(Work to be completed)
Transcribe each line of the material as it is, and drop any picture.

(Information supplied)
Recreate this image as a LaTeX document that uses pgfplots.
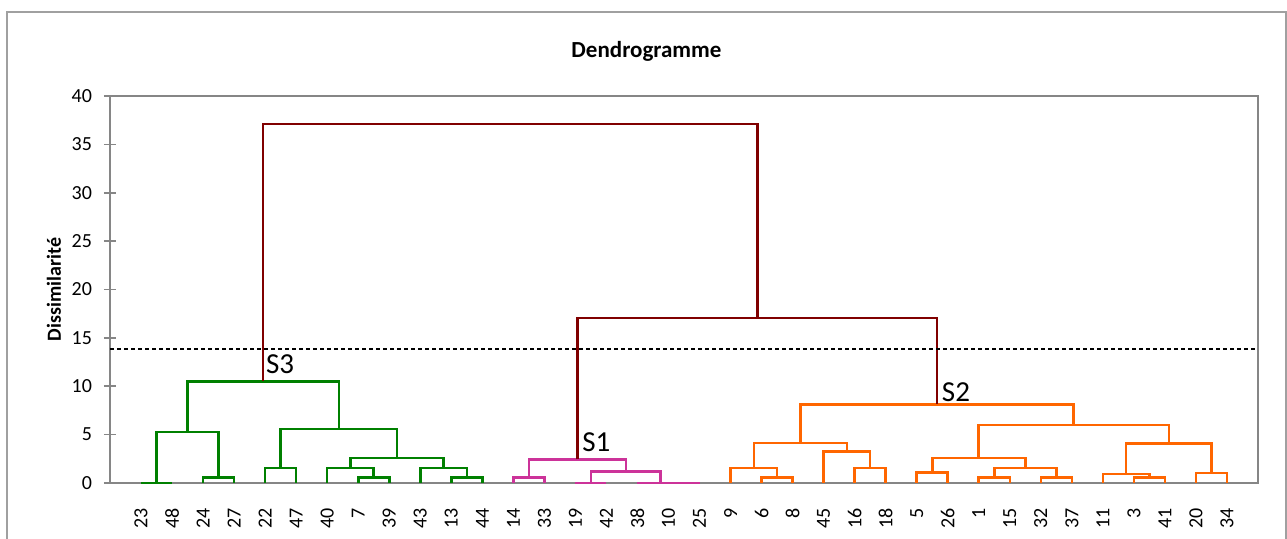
\documentclass[border=0pt]{standalone}
\usepackage{fontspec}
\setmainfont{Carlito}
\usepackage{pgfplots}
\pgfplotsset{compat=1.18}
\definecolor{grp3}{HTML}{008000}
\definecolor{grp1}{HTML}{CC3399}
\definecolor{grp2}{HTML}{FF6600}
\definecolor{toplink}{HTML}{800000}
\definecolor{axisgray}{HTML}{868686}
\definecolor{framegray}{HTML}{A0A0A0}

\begin{document}
\begin{tikzpicture}
\begin{axis}[
    name=ax,
    scale only axis,
    width=574pt, height=193.5pt,
    xmin=0, xmax=37, ymin=0, ymax=40,
    clip=false,
    axis line style={draw=axisgray, line width=1.2pt},
    ytick={0,5,...,40},
    ytick pos=left,
    tick align=center,
    major tick length=6pt,
    major tick style={axisgray, line width=0.8pt},
    xtick={1,...,36},
    xticklabels={23,48,24,27,22,47,40,7,39,43,13,44,14,33,19,42,38,10,25,9,6,8,45,16,18,5,26,1,15,32,37,11,3,41,20,34},
    xtick style={draw=none},
    xticklabel style={rotate=90, anchor=east, inner sep=0pt, font=\fontsize{10}{11}\selectfont},
    xticklabel shift=9.5pt,
    yticklabel style={font=\fontsize{10}{11}\selectfont, xshift=-2.5pt},
    /pgf/number format/assume math mode=true,
    ylabel={Dissimilarité},
    ylabel style={at={(axis description cs:-0.0488,0.5)}, anchor=center,
        font=\fontsize{10}{12}\selectfont\bfseries},
    title={Dendrogramme},
    title style={at={(axis description cs:0.4673,1.085)}, anchor=center,
        font=\fontsize{11.5}{14}\selectfont\bfseries},
    every axis plot/.append style={no marks, line width=1.3pt, sharp plot},
]
% groupe S3
\addplot[grp3] coordinates {(1,0) (2,0)};
\addplot[grp3] coordinates {(3,0) (3,0.55) (4,0.55) (4,0)};
\addplot[grp3] coordinates {(1.5,0) (1.5,5.27) (3.5,5.27) (3.5,0.55)};
\addplot[grp3] coordinates {(5,0) (5,1.55) (6,1.55) (6,0)};
\addplot[grp3] coordinates {(8,0) (8,0.55) (9,0.55) (9,0)};
\addplot[grp3] coordinates {(7,0) (7,1.55) (8.5,1.55) (8.5,0.55)};
\addplot[grp3] coordinates {(11,0) (11,0.55) (12,0.55) (12,0)};
\addplot[grp3] coordinates {(10,0) (10,1.55) (11.5,1.55) (11.5,0.55)};
\addplot[grp3] coordinates {(7.75,1.55) (7.75,2.6) (10.75,2.6) (10.75,1.55)};
\addplot[grp3] coordinates {(5.5,1.55) (5.5,5.58) (9.25,5.58) (9.25,2.6)};
\addplot[grp3] coordinates {(2.5,5.27) (2.5,10.5) (7.375,10.5) (7.375,5.58)};
% groupe S1
\addplot[grp1] coordinates {(13,0) (13,0.55) (14,0.55) (14,0)};
\addplot[grp1] coordinates {(15,0) (16,0)};
\addplot[grp1] coordinates {(17,0) (19,0)};
\addplot[grp1] coordinates {(15.5,0) (15.5,1.17) (17.75,1.17) (17.75,0)};
\addplot[grp1] coordinates {(13.5,0.55) (13.5,2.45) (16.625,2.45) (16.625,1.17)};
% groupe S2
\addplot[grp2] coordinates {(21,0) (21,0.55) (22,0.55) (22,0)};
\addplot[grp2] coordinates {(20,0) (20,1.55) (21.5,1.55) (21.5,0.55)};
\addplot[grp2] coordinates {(24,0) (24,1.55) (25,1.55) (25,0)};
\addplot[grp2] coordinates {(23,0) (23,3.24) (24.5,3.24) (24.5,1.55)};
\addplot[grp2] coordinates {(20.75,1.55) (20.75,4.13) (23.75,4.13) (23.75,3.24)};
\addplot[grp2] coordinates {(26,0) (26,1.07) (27,1.07) (27,0)};
\addplot[grp2] coordinates {(28,0) (28,0.55) (29,0.55) (29,0)};
\addplot[grp2] coordinates {(30,0) (30,0.55) (31,0.55) (31,0)};
\addplot[grp2] coordinates {(28.5,0.55) (28.5,1.55) (30.5,1.55) (30.5,0.55)};
\addplot[grp2] coordinates {(26.5,1.07) (26.5,2.6) (29.5,2.6) (29.5,1.55)};
\addplot[grp2] coordinates {(33,0) (33,0.55) (34,0.55) (34,0)};
\addplot[grp2] coordinates {(32,0) (32,0.93) (33.5,0.93) (33.5,0.55)};
\addplot[grp2] coordinates {(35,0) (35,1.03) (36,1.03) (36,0)};
\addplot[grp2] coordinates {(32.75,0.93) (32.75,4.1) (35.5,4.1) (35.5,1.03)};
\addplot[grp2] coordinates {(28,2.6) (28,6.0) (34.125,6.0) (34.125,4.1)};
\addplot[grp2] coordinates {(22.25,4.13) (22.25,8.13) (31.0625,8.13) (31.0625,6.0)};
% liens superieurs
\addplot[toplink] coordinates {(15.0625,2.45) (15.0625,17.05) (26.65625,17.05) (26.65625,8.13)};
\addplot[toplink] coordinates {(4.9375,10.5) (4.9375,37.1) (20.859375,37.1) (20.859375,17.05)};
% troncature
\addplot[black, line width=0.7pt, dash pattern=on 2pt off 1.5pt] coordinates {(0,13.85) (37,13.85)};
\node[anchor=base west, inner sep=0pt, font=\fontsize{14.5}{17}\selectfont] at (axis cs:5.02,11.3) {S3};
\node[anchor=base west, inner sep=0pt, font=\fontsize{14.5}{17}\selectfont] at (axis cs:15.21,3.24) {S1};
\node[anchor=base west, inner sep=0pt, font=\fontsize{14.5}{17}\selectfont] at (axis cs:26.8,8.47) {S2};
\end{axis}
\pgfresetboundingbox
\path[use as bounding box] ([shift={(-55pt,-28pt)}]ax.south west) rectangle ([shift={(14.5pt,48pt)}]ax.north east);
\draw[framegray, line width=1pt] ([shift={(-51.5pt,-32pt)}]ax.south west) -- ([shift={(-51.5pt,41.75pt)}]ax.north west)
    -- ([shift={(14pt,41.75pt)}]ax.north east) -- ([shift={(14pt,-32pt)}]ax.south east);
\end{tikzpicture}
\end{document}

(Output for this exercise)
Recreate this image as a LaTeX document that uses pgfplots.
\documentclass[border=0pt]{standalone}
\usepackage{fontspec}
\setmainfont{Carlito}
\usepackage{pgfplots}
\pgfplotsset{compat=1.18}
\definecolor{grp3}{HTML}{008000}
\definecolor{grp1}{HTML}{CC3399}
\definecolor{grp2}{HTML}{FF6600}
\definecolor{toplink}{HTML}{800000}
\definecolor{axisgray}{HTML}{868686}
\definecolor{framegray}{HTML}{A0A0A0}

\begin{document}
\begin{tikzpicture}
\begin{axis}[
    name=ax,
    scale only axis,
    width=574pt, height=193.5pt,
    xmin=0, xmax=37, ymin=0, ymax=40,
    clip=false,
    axis line style={draw=axisgray, line width=1.2pt},
    ytick={0,5,...,40},
    ytick pos=left,
    tick align=center,
    major tick length=6pt,
    major tick style={axisgray, line width=0.8pt},
    xtick={1,...,36},
    xticklabels={23,48,24,27,22,47,40,7,39,43,13,44,14,33,19,42,38,10,25,9,6,8,45,16,18,5,26,1,15,32,37,11,3,41,20,34},
    xtick style={draw=none},
    xticklabel style={rotate=90, anchor=east, inner sep=0pt, font=\fontsize{10}{11}\selectfont},
    xticklabel shift=9.5pt,
    yticklabel style={font=\fontsize{10}{11}\selectfont, xshift=-2.5pt},
    /pgf/number format/assume math mode=true,
    ylabel={Dissimilarité},
    ylabel style={at={(axis description cs:-0.0488,0.5)}, anchor=center,
        font=\fontsize{10}{12}\selectfont\bfseries},
    title={Dendrogramme},
    title style={at={(axis description cs:0.4673,1.085)}, anchor=center,
        font=\fontsize{11.5}{14}\selectfont\bfseries},
    every axis plot/.append style={no marks, line width=1.3pt, sharp plot},
]
% groupe S3
\addplot[grp3] coordinates {(1,0) (2,0)};
\addplot[grp3] coordinates {(3,0) (3,0.55) (4,0.55) (4,0)};
\addplot[grp3] coordinates {(1.5,0) (1.5,5.27) (3.5,5.27) (3.5,0.55)};
\addplot[grp3] coordinates {(5,0) (5,1.55) (6,1.55) (6,0)};
\addplot[grp3] coordinates {(8,0) (8,0.55) (9,0.55) (9,0)};
\addplot[grp3] coordinates {(7,0) (7,1.55) (8.5,1.55) (8.5,0.55)};
\addplot[grp3] coordinates {(11,0) (11,0.55) (12,0.55) (12,0)};
\addplot[grp3] coordinates {(10,0) (10,1.55) (11.5,1.55) (11.5,0.55)};
\addplot[grp3] coordinates {(7.75,1.55) (7.75,2.6) (10.75,2.6) (10.75,1.55)};
\addplot[grp3] coordinates {(5.5,1.55) (5.5,5.58) (9.25,5.58) (9.25,2.6)};
\addplot[grp3] coordinates {(2.5,5.27) (2.5,10.5) (7.375,10.5) (7.375,5.58)};
% groupe S1
\addplot[grp1] coordinates {(13,0) (13,0.55) (14,0.55) (14,0)};
\addplot[grp1] coordinates {(15,0) (16,0)};
\addplot[grp1] coordinates {(17,0) (19,0)};
\addplot[grp1] coordinates {(15.5,0) (15.5,1.17) (17.75,1.17) (17.75,0)};
\addplot[grp1] coordinates {(13.5,0.55) (13.5,2.45) (16.625,2.45) (16.625,1.17)};
% groupe S2
\addplot[grp2] coordinates {(21,0) (21,0.55) (22,0.55) (22,0)};
\addplot[grp2] coordinates {(20,0) (20,1.55) (21.5,1.55) (21.5,0.55)};
\addplot[grp2] coordinates {(24,0) (24,1.55) (25,1.55) (25,0)};
\addplot[grp2] coordinates {(23,0) (23,3.24) (24.5,3.24) (24.5,1.55)};
\addplot[grp2] coordinates {(20.75,1.55) (20.75,4.13) (23.75,4.13) (23.75,3.24)};
\addplot[grp2] coordinates {(26,0) (26,1.07) (27,1.07) (27,0)};
\addplot[grp2] coordinates {(28,0) (28,0.55) (29,0.55) (29,0)};
\addplot[grp2] coordinates {(30,0) (30,0.55) (31,0.55) (31,0)};
\addplot[grp2] coordinates {(28.5,0.55) (28.5,1.55) (30.5,1.55) (30.5,0.55)};
\addplot[grp2] coordinates {(26.5,1.07) (26.5,2.6) (29.5,2.6) (29.5,1.55)};
\addplot[grp2] coordinates {(33,0) (33,0.55) (34,0.55) (34,0)};
\addplot[grp2] coordinates {(32,0) (32,0.93) (33.5,0.93) (33.5,0.55)};
\addplot[grp2] coordinates {(35,0) (35,1.03) (36,1.03) (36,0)};
\addplot[grp2] coordinates {(32.75,0.93) (32.75,4.1) (35.5,4.1) (35.5,1.03)};
\addplot[grp2] coordinates {(28,2.6) (28,6.0) (34.125,6.0) (34.125,4.1)};
\addplot[grp2] coordinates {(22.25,4.13) (22.25,8.13) (31.0625,8.13) (31.0625,6.0)};
% liens superieurs
\addplot[toplink] coordinates {(15.0625,2.45) (15.0625,17.05) (26.65625,17.05) (26.65625,8.13)};
\addplot[toplink] coordinates {(4.9375,10.5) (4.9375,37.1) (20.859375,37.1) (20.859375,17.05)};
% troncature
\addplot[black, line width=0.7pt, dash pattern=on 2pt off 1.5pt] coordinates {(0,13.85) (37,13.85)};
\node[anchor=base west, inner sep=0pt, font=\fontsize{14.5}{17}\selectfont] at (axis cs:5.02,11.3) {S3};
\node[anchor=base west, inner sep=0pt, font=\fontsize{14.5}{17}\selectfont] at (axis cs:15.21,3.24) {S1};
\node[anchor=base west, inner sep=0pt, font=\fontsize{14.5}{17}\selectfont] at (axis cs:26.8,8.47) {S2};
\end{axis}
\pgfresetboundingbox
\path[use as bounding box] ([shift={(-55pt,-28pt)}]ax.south west) rectangle ([shift={(14.5pt,48pt)}]ax.north east);
\draw[framegray, line width=1pt] ([shift={(-51.5pt,-32pt)}]ax.south west) -- ([shift={(-51.5pt,41.75pt)}]ax.north west)
    -- ([shift={(14pt,41.75pt)}]ax.north east) -- ([shift={(14pt,-32pt)}]ax.south east);
\end{tikzpicture}
\end{document}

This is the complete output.